La Chine n’a pas fait que mettre en scène son assistance face à la pandémie, avec les très médiatisées livraisons de cargaisons de masques, ce qui participe au fond de toute politique de rayonnement extérieur. Elle a aussi noué des coopérations opérationnelles d’une intensité nouvelle, par exemple avec le ministère israélien de la Défense, qui a transporté depuis la Chine, le mois dernier, onze avions spéciaux chargés de matériel médical (un chargement de trois millions de masques a, lui, été pris en charge par la fondation d’un milliardaire russo-israélien). Mais Pékin accompagne dorénavant ses gestes d’un discours d’une rare agressivité à l’encontre des démocraties occidentales, accusées d’avoir failli face à la crise. Cette diplomatie du « loup combattant », à l’oeuvre dans le monde entier, est particulièrement virulente au Moyen-Orient, où les Etats-Unis sont la cible d’une campagne systématique de dénigrement, déclinée avec talent et méthode dans toutes les langues de la région.
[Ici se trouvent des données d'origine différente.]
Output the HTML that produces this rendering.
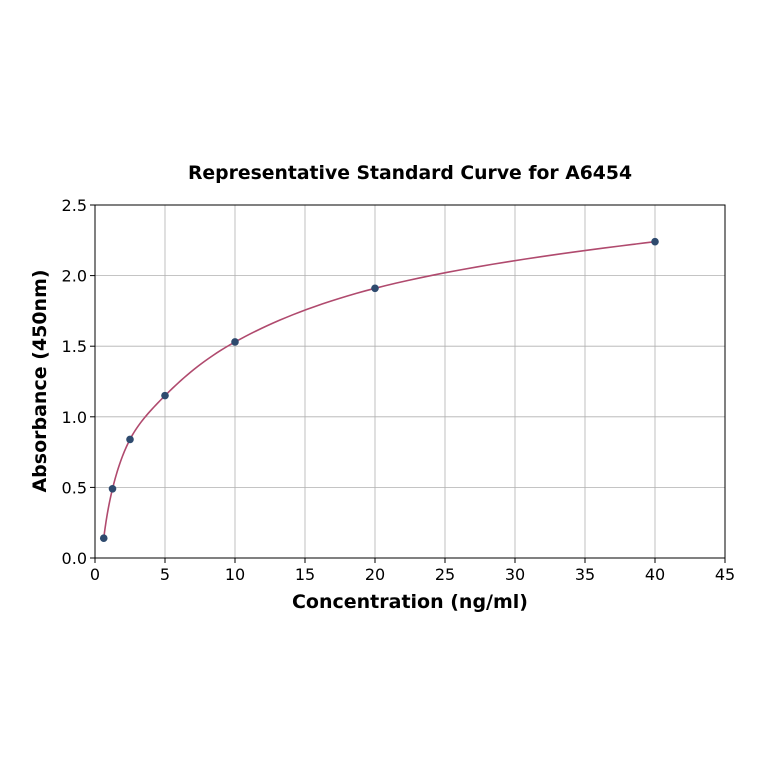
<!DOCTYPE html>
<html><head><meta charset="utf-8"><style>
body{margin:0;background:#fff;}
svg{display:block;font-family:"DejaVu Sans","Liberation Sans",sans-serif;}
</style></head><body>
<svg id="chart" width="764" height="764" viewBox="0 0 764 764">
<rect width="764" height="764" fill="#fff"/>
<text x="410" y="179" text-anchor="middle" font-size="18.8" font-weight="bold">Representative Standard Curve for A6454</text>
<g id="grid"></g>
<g id="ticks"></g>
<path id="curve" fill="none" stroke="#b04a6e" stroke-width="1.6"/>
<g id="points"></g>
<rect x="95" y="205" width="630" height="353" fill="none" stroke="#000" stroke-width="1"/>
<text x="410" y="608" text-anchor="middle" font-size="19" font-weight="bold">Concentration (ng/ml)</text>
<text transform="translate(46,381) rotate(-90)" text-anchor="middle" font-size="19" font-weight="bold">Absorbance (450nm)</text>
</svg>
<script>
const xValues=[0.625,1.25,2.5,5,10,20,40];
const yValues=[0.14,0.49,0.84,1.15,1.53,1.91,2.24];
const xTicks=[0,5,10,15,20,25,30,35,40,45];
const yTicks=[0,0.5,1.0,1.5,2.0,2.5];
const yTickLabels=["0.0","0.5","1.0","1.5","2.0","2.5"];
const X0=95,X1=725,Y0=558,Y1=205;
const sx=v=>X0+(v-0)/(45-0)*(X1-X0);
const sy=v=>Y0-(v-0)/(2.5-0)*(Y0-Y1);
const NS="http://www.w3.org/2000/svg";
const grid=document.getElementById('grid'),ticks=document.getElementById('ticks'),pts=document.getElementById('points');
function mk(tag,attrs,parent){const e=document.createElementNS(NS,tag);for(const k in attrs)e.setAttribute(k,attrs[k]);parent.appendChild(e);return e;}
xTicks.forEach(t=>{
 const x=sx(t);
 const g=mk('line',{x1:x,x2:x,y1:Y1,y2:Y0,stroke:'#b0b0b0','stroke-width':0.8},grid);
 
 
 const tk=mk('line',{x1:x,x2:x,y1:Y0,y2:Y0+5,stroke:'#000'},ticks);
 
 
 const l=mk('text',{x:x,y:Y0+22,'text-anchor':'middle','font-size':16},ticks);
 l.textContent=t;
 
 
});
yTicks.forEach((t,i)=>{
 const y=sy(t);
 const g=mk('line',{x1:X0,x2:X1,y1:y,y2:y,stroke:'#b0b0b0','stroke-width':0.8},grid);
 
 
 const tk=mk('line',{x1:X0-5,x2:X0,y1:y,y2:y,stroke:'#000'},ticks);
 
 
 const l=mk('text',{x:X0-8,y:y+6,'text-anchor':'end','font-size':16},ticks);
 l.textContent=yTickLabels[i];
 
 
});
const lx=xValues.map(Math.log);
let d='';
for(let i=0;i<xValues.length-1;i++){
 const p0=i>0?i-1:i,p3=i+2<xValues.length?i+2:i+1;
 for(let s=0;s<=20;s++){
  const t=s/20,t2=t*t,t3=t2*t;
  const cr=(a,b,c,e)=>0.5*((2*b)+(-a+c)*t+(2*a-5*b+4*c-e)*t2+(-a+3*b-3*c+e)*t3);
  const u=cr(lx[p0],lx[i],lx[i+1],lx[p3]);
  const v=cr(yValues[p0],yValues[i],yValues[i+1],yValues[p3]);
  d+=(d?'L':'M')+sx(Math.exp(u)).toFixed(2)+','+sy(v).toFixed(2);
 }
}
document.getElementById('curve').setAttribute('d',d);
xValues.forEach((xv,i)=>{
 const c=mk('circle',{cx:sx(xv),cy:sy(yValues[i]),r:3.8,fill:'#2e4a6e'},pts);
 
 
});
</script>
</body></html>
Xi Jinping a tenu, le 30 avril, à appeler son homologue iranien, Hassan Rouhani, pour l’assurer de son entier soutien pour « remporter la victoire définitive contre la maladie ». Le président iranien, en retour, a salué avec emphase les « succès » de Pékin face au coronavirus. La Chine accuse désormais les Etats-Unis de tous les maux de l’Iran, laissant la France, l’Allemagne et le Royaume-Uni tenter de sauver ce qui peut l’être de l’accord sur le nucléaire, pourtant de plus en plus rejeté par les « durs » de la République islamique. Pékin ne craint plus de jouer sur le registre de la confrontation dans un Moyen-Orient où la rancoeur à l’encontre des Etats-Unis est générale, y compris en Arabie saoudite (Donald Trump a récemment menacé Mohammed ben Salman, le prince héritier et véritable « homme fort » du pays, de retirer toutes ses troupes d’Arabie si un accord sur le cours du pétrole n’était pas trouvé, une menace suivie d’effet, mais qui laissera des traces profondes dans la relation américano-saoudienne).

La Russie avait jusqu’à présent recueilli le plus grand profit du désengagement américain au Moyen-Orient, posant son soutien inconditionnel à Bachar al-Assad en gage de fidélité envers les régimes en place. Mais les luttes de pouvoir au sommet à Damas et l’incapacité de Moscou à stabiliser la Syrie ont terni l’étoile de Vladimir Poutine dans la région. L’effacement international de la Russie durant la crise du coronavirus permet à la Chine de s’engouffrer dans la brèche au Moyen-Orient et de donner à sa politique régionale, jusqu’alors très économique, une dimension militante qui est sans doute appelée à durer.